Kindness and courtesy. Humility; responsibility; helping each other out.

That’s what they believed in. True things. Things that last. The things we try to teach our kids.

And what my grandparents understood was that these values weren’t limited to Kansas. They weren’t limited to small towns. These values could travel to Hawaii; even the other side of the world, where my mother would end up working to help poor women get a better life. They knew these values weren’t reserved for one race; they could be passed down to a half-Kenyan grandson, or a half-Asian granddaughter; in fact, they were the same values Michelle’s parents, the descendants of slaves, taught their own kids living in a bungalow on the South Side of Chicago. They knew these values were exactly what drew immigrants here, and they believed that the children of those immigrants were just as American as their own, whether they wore a cowboy hat or a yarmulke; a baseball cap or a hijab.

America has changed over the years. But these values my grandparents taught me – they haven’t gone anywhere. They’re as strong as ever; still cherished by people of every party, every race, and every faith. They live on in each of us. What makes us American, what makes us patriots, is what’s in here. That’s what matters. That’s why we can take the food and music and holidays and styles of other countries, and blend it into something uniquely our own. That’s why we can attract strivers and entrepreneurs from around the globe to build new factories and create new industries here. That’s why our military can look the way it does, every shade of humanity, forged into common service. That’s why anyone who threatens our values, whether fascists or communists or jihadists or homegrown demagogues, will always fail in the end.

That’s America. Those bonds of affection; that common creed. We don’t fear the future; we shape it, embrace it, as one people, stronger together than we are on our own.

So why was this part of the speech so deeply personal to me?

Simple. Barack and I have parents and grandparents that came from the same place and who had the same values.

Literally.


This is a picture of Joker and Duke, two pointers that my grandfather had in Augusta, Kansas back in 1937. 

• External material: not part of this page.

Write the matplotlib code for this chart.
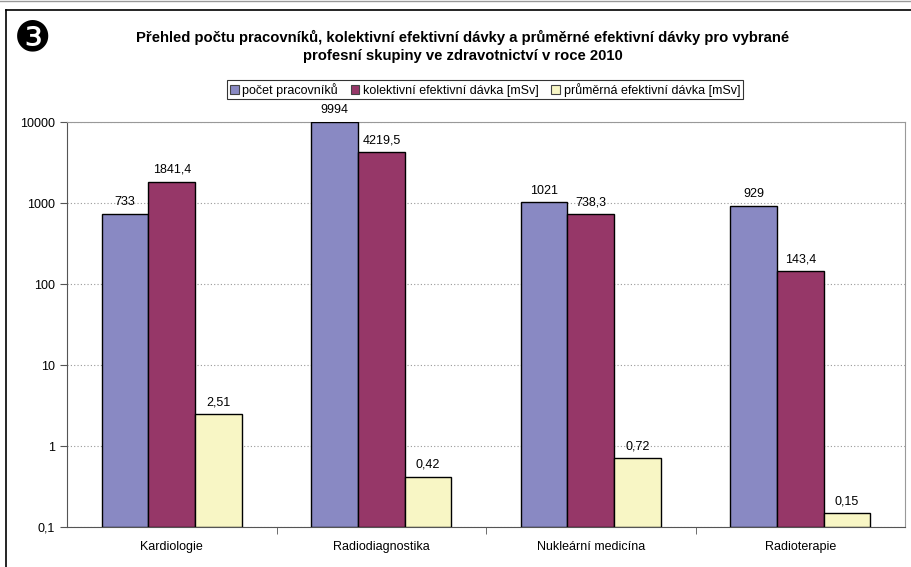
import matplotlib.pyplot as plt
import numpy as np
from matplotlib.patches import Rectangle
from matplotlib.lines import Line2D
from matplotlib.ticker import FixedLocator, FuncFormatter, NullLocator

plt.rcParams['font.family'] = ['Liberation Sans', 'DejaVu Sans']

categories = ["Kardiologie", "Radiodiagnostika", "Nukleární medicína", "Radioterapie"]
pocet = [733, 9994, 1021, 929]
kolektivni = [1841.4, 4219.5, 738.3, 143.4]
prumerna = [2.51, 0.42, 0.72, 0.15]

series_names = ["počet pracovníků", "kolektivní efektivní dávka [mSv]", "průměrná efektivní dávka [mSv]"]
colors = ["#8989C3", "#963768", "#F8F6C5"]

def fmt(v):
    s = f"{v:g}"
    return s.replace(".", ",")

fig = plt.figure(figsize=(9.12, 5.67), dpi=100)
ax = fig.add_axes([0.0735, 0.0705, 0.919, 0.7143])

base = 0.1
x = np.arange(len(categories))
w = 0.223
for i, (vals, col) in enumerate(zip([pocet, kolektivni, prumerna], colors)):
    pos = x + (i - 1) * w
    ax.bar(pos, np.array(vals) - base, width=w, bottom=base, color=col,
           edgecolor="black", linewidth=1.0, zorder=3)
    for px, v in zip(pos, vals):
        ax.annotate(fmt(v), (px, v), xytext=(0, 4), textcoords="offset points",
                    ha="center", va="bottom", fontsize=9, annotation_clip=False, zorder=4)

ax.set_yscale("log")
ax.set_ylim(0.1, 10000)
ax.set_xlim(-0.5, len(categories) - 0.5)
ax.yaxis.set_major_locator(FixedLocator([0.1, 1, 10, 100, 1000, 10000]))
ax.yaxis.set_minor_locator(NullLocator())
ax.yaxis.set_major_formatter(FuncFormatter(lambda v, p: fmt(v)))
ax.grid(axis="y", color="#999999", linestyle=(0, (1, 2)), linewidth=0.8, zorder=0)

ax.set_xticks(x)
ax.set_xticklabels(categories, fontsize=9)
ax.xaxis.set_minor_locator(FixedLocator(x[:-1] + 0.5))
ax.tick_params(axis="x", which="major", length=0, pad=10)
ax.tick_params(axis="x", which="minor", length=5, color="#555555", direction="out")
ax.tick_params(axis="y", labelsize=9, length=5, color="#555555")

for s in ["left", "bottom"]:
    ax.spines[s].set_color("#555555")
for s in ["top", "right"]:
    ax.spines[s].set_color("#999999")

# title
fig.text(0.507, 0.918, "Přehled počtu pracovníků, kolektivní efektivní dávky a průměrné efektivní dávky pro vybrané\nprofesní skupiny ve zdravotnictví v roce 2010",
         ha="center", va="center", fontsize=10.7, fontweight="bold", linespacing=1.35)
fig.text(0.036, 0.932, "\u2778", ha="center", va="center", fontsize=30, family="DejaVu Sans")

handles = [Rectangle((0, 0), 1, 1, facecolor=c, edgecolor="#444444", linewidth=0.8) for c in colors]
leg = fig.legend(handles, series_names, loc="center", bbox_to_anchor=(0.532, 0.842), ncol=3,
                 fontsize=9, frameon=True, fancybox=False, handlelength=0.7, handleheight=0.7,
                 handletextpad=0.3, columnspacing=1.0, borderpad=0.2)
leg.get_frame().set_edgecolor("black")
leg.get_frame().set_linewidth(0.8)

# page frame
fig.add_artist(Line2D([0.0063, 0.0063], [0.0, 0.983], color="black", linewidth=1.2))
fig.add_artist(Line2D([0.0063, 1.0], [0.983, 0.983], color="black", linewidth=1.2))
fig.add_artist(Line2D([0.0, 1.0], [0.998, 0.998], color="#999999", linewidth=1.0))

fig.savefig("out.png", dpi=100)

Back then Pointers were a great deal more massive than they are today, as they were bred to work with men riding horses. 

That's my mother between the two dogs.

Another young lady living in this same small Kansas town at the same time was Madelyn Lee Payne, Barack Obama's grandmother, and the woman who raised Barack from the age of 10 onward.

The 1935 census says my Grandfather, Robert E. Dunlop, was the "still man" at the local refinery and he was making $496 a month, which seems to have made him more skilled and better paid than his immediate neighbors. The house they lived in, at 1223 Ohio Street, was worth $4,500 at the time.

Rolla Payne, Madelyn Payne's father, is listed as a "bookkeeper for an oil company" --  the same refinery as the one where my grandfather worked. 

Augusta, Kansas was an oil company refinery townThe Payne's lived at 1136 State Street, only six and half blocks away from my mother and my grandparents. 

Like my grandparents, the Paynes were Methodists. Being devout, they no doubt attended the only Methodist church in town, along with my grandmother.  My grandfather was not much for church attendance!

Bottom line:  It's a small and very interconnected world, and there have always been hunting dogs in it and people with good solid values! 

Today, Barack Obama and I live and work within a few miles of each other.  I was born in Africa, and have traveled over a great deal of the world at one time or another.  My kids are Korean-Americans with the values of their grandmother coursing through their veins.

Really, I think Barack and I should meet, don't you?!

Ed Dunlop and Duke

2 comments:

Giz Rhoads said...

Exactly what the world needs to remember now......our commonality.

DJEMBEMOTION said...

Come on, Obamas much more common and Patrick is much more exceptional.